Я не видела его восемь лун. Восемь долгих, мучительных лун. Скулы проступили на болезненно худом лице, а отросшая черная щетина только добавляла ему бледности. Под глазами круги, меж бровями залегли скорбные вертикальные морщинки. Искусанные губы покрыты корочкой. В изможденном, словно бы высохшем мужчине сложно было признать того пышущего здоровьем, силой и любовью духа, каким я помнила его восемь лун назад.

— Где же ты был? — прошептала я с укором. Курх посмотрел на меня с отчаянием и мольбой. Лицо его скривилось, словно бы он сдерживал — слова, слезы? Низ живота снова скрутило болью, и это стало для меня последней каплей. Я уткнулась в грудь мужа и разревелась, чувствуя, как вздрагивают его плечи.

— Вы что, еще здесь? — Хранительница показалась в дверях со стопкой полотенец и сумкой через плечо.
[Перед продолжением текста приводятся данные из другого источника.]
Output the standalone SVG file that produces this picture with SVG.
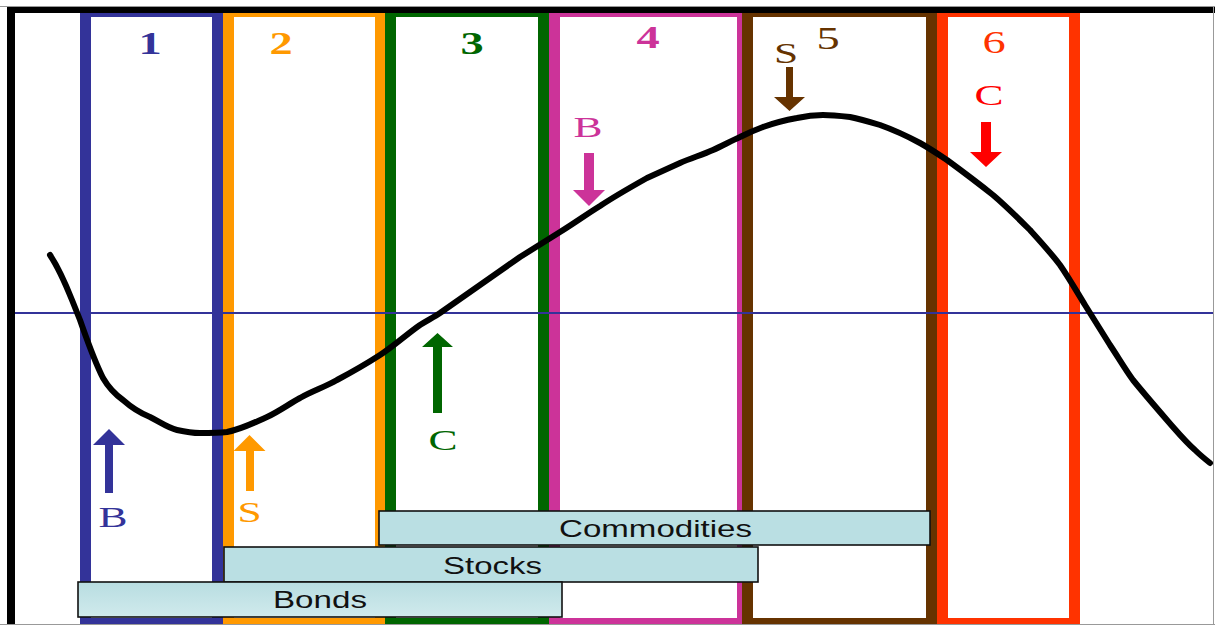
<svg xmlns="http://www.w3.org/2000/svg" width="1215" height="625" viewBox="0 0 1215 625">
<style>
.col{fill:none;stroke-width:11}
.box{stroke:#111;stroke-width:1.6}
.lbl{font-family:"Liberation Sans",Arial,sans-serif;font-size:24px;fill:#111}
.ser{font-family:"Liberation Serif","Times New Roman",serif;font-size:30px;text-anchor:middle}
.num{font-family:"Liberation Serif","Times New Roman",serif;font-size:32px;text-anchor:middle}
.b{font-weight:bold}
</style>
<defs>
<linearGradient id="gb" x1="0" y1="0" x2="0" y2="1">
<stop offset="0" stop-color="#B8DDE1"/>
<stop offset="1" stop-color="#D0EAEC"/>
</linearGradient>
</defs>
<rect x="0" y="0" width="1215" height="625" fill="#fff"/>
<g id="columns">
<rect id="col1" class="col" x="85.5" y="11.5" width="132" height="612" stroke="#333399"/>
<rect id="col2" class="col" x="228.5" y="11.5" width="152" height="612" stroke="#FF9900"/>
<rect id="col3" class="col" x="390.5" y="11.5" width="153" height="612" stroke="#006600"/>
<rect id="col4" class="col" x="554.5" y="11.5" width="188" height="612" stroke="#CC3399"/>
<rect id="col5" class="col" x="747.5" y="11.5" width="184" height="612" stroke="#663300"/>
<rect id="col6" class="col" x="942.5" y="11.5" width="132" height="612" stroke="#FF3300"/>
</g>
<g id="frame">
<line x1="0" y1="6.5" x2="1215" y2="6.5" stroke="#999" stroke-width="1"/>
<line x1="7" y1="10" x2="1215" y2="10" stroke="#000" stroke-width="6"/>
<line x1="11" y1="7" x2="11" y2="625" stroke="#000" stroke-width="8"/>
<line x1="1213.5" y1="7" x2="1213.5" y2="625" stroke="#999" stroke-width="1"/>
<line x1="0" y1="624.5" x2="1215" y2="624.5" stroke="#999" stroke-width="1"/>
</g>
<g id="axis">
<line x1="15" y1="313" x2="1213" y2="313" stroke="#333399" stroke-width="2"/>
</g>
<g id="curve">
<path d="M50,255 C56,264 66,285 72,300 C76,310 78,315 80,320 C84,331 93,358 103,378 C110,390 116,395 123,400 C132,408 140,413 150,417 C160,422 168,428 177,430 C186,432 193,433 200,433 C210,433 218,433 227,432 C242,429 253,423 267,417 C278,412 289,404 300,398 C312,391 325,387 337,380 C352,372 366,364 380,355 C394,346 407,334 420,325 C428,320 434,317 440,313 C453,304 467,294 480,285 C493,276 507,266 520,257 C533,249 547,240 560,232 C573,224 587,214 600,206 C615,196 631,187 647,178 C658,173 669,168 680,163 C691,158 702,155 713,150 C722,146 731,141 740,137 C748,133 755,130 763,127 C774,123 786,120 797,118 C806,116 815,115 823,115 C832,115 841,116 850,117 C860,119 870,122 880,125 C894,130 907,136 920,143 C929,148 938,154 947,160 C962,171 978,183 993,195 C1006,206 1018,218 1030,230 C1040,241 1051,253 1060,265 C1069,278 1077,292 1085,305 C1093,318 1102,332 1110,345 C1118,357 1125,369 1133,380 C1146,396 1160,412 1173,427 C1180,435 1188,444 1195,450 C1200,455 1205,459 1210,463" fill="none" stroke="#000" stroke-width="6" stroke-linejoin="round" stroke-linecap="round"/>
</g>
<g id="bars">
<g id="commodities">
<rect class="box" x="379" y="511" width="551" height="34" fill="#BADFE3"/>
<text class="lbl" x="559" y="537" textLength="193" lengthAdjust="spacingAndGlyphs">Commodities</text>
</g>
<g id="stocks">
<rect class="box" x="224" y="547" width="534" height="35" fill="#BADFE3"/>
<text class="lbl" x="443" y="574" textLength="99" lengthAdjust="spacingAndGlyphs">Stocks</text>
</g>
<g id="bonds">
<rect class="box" x="78" y="582" width="484" height="35" fill="url(#gb)"/>
<text class="lbl" x="273" y="608" textLength="94" lengthAdjust="spacingAndGlyphs">Bonds</text>
</g>
</g>
<g id="numbers">
<text class="num b" transform="translate(150,54) scale(1.45,1)" fill="#333399">1</text>
<text class="num b" transform="translate(281,54) scale(1.45,1)" fill="#FF9900">2</text>
<text class="num b" transform="translate(472,54) scale(1.45,1)" fill="#006600">3</text>
<text class="num b" transform="translate(648,48) scale(1.45,1)" fill="#CC3399">4</text>
<text class="num" transform="translate(828,49) scale(1.45,1)" fill="#663300">5</text>
<text class="num" transform="translate(994,53) scale(1.45,1)" fill="#FF3300">6</text>
</g>
<g id="arrows">
<g id="arrow-b-blue">
<polygon points="109,429 125,445 113,445 113,493 105,493 105,445 93,445" fill="#333399"/>
<text class="ser" transform="translate(113,527) scale(1.45,1)" fill="#333399">B</text>
</g>
<g id="arrow-s-orange">
<polygon points="249.5,435 265.5,451 254,451 254,491 246,491 246,451 233.5,451" fill="#FF9900"/>
<text class="ser" transform="translate(249.5,522) scale(1.45,1)" fill="#FF9900">S</text>
</g>
<g id="arrow-c-green">
<polygon points="437.5,333 453,347 442,347 442,413 433,413 433,347 422,347" fill="#006600"/>
<text class="ser" transform="translate(443,450) scale(1.45,1)" fill="#006600">C</text>
</g>
<g id="arrow-b-pink">
<polygon points="584,153 594,153 594,190 605,190 589,206 573,190 584,190" fill="#CC3399"/>
<text class="ser" transform="translate(588,137) scale(1.45,1)" fill="#CC3399">B</text>
</g>
<g id="arrow-s-brown">
<polygon points="786,67 793,67 793,97 805,97 789.5,111 774,97 786,97" fill="#663300"/>
<text class="ser" transform="translate(786,63) scale(1.45,1)" fill="#663300">S</text>
</g>
<g id="arrow-c-red">
<polygon points="981,122 991,122 991,152 1002,152 986,167 970,152 981,152" fill="#FF0000"/>
<text class="ser" transform="translate(989,105) scale(1.45,1)" fill="#FF0000">C</text>
</g>
</g>
</svg>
Увидев нас, она изумленно застыла на пороге, но тут же взяла себя в руки, лишь глянула на Курха из-под насупленных бровей, взглядом обещая долгий и серьезный разговор. — Девочку в баню, и быстро.

Курх перехватил меня поудобнее и вопросительно посмотрел на Аки. Волчий Пастырь был непривычно серьезен, словно бы тоже решил оставить обычные колкости на потом.

— Вниз по холму, немного в стороне от дороги. Я принесу воды.

Схватки становились все более частыми и нестерпимыми. Я стонала, вцепившись в руку Курха, а он поглаживал мои пальцы и протирал лоб смоченной в холодной воде тряпицей, шепча что-то успокаивающее. Я практически не слышала его, но руки его были горячие, а это говорило мне больше любых слов.

Хранительница и жена старейшины суетились, готовясь к родам. В натопленной бане было тепло, но меня все равно трясло, наверное, от страха. Аки принес воды, а затем ненадолго ушел, вернувшись с мешочком трав.

— Брось часть на угли, а часть завари. Настой уменьшит боль, — сказал он, протягивая мешочек Курху.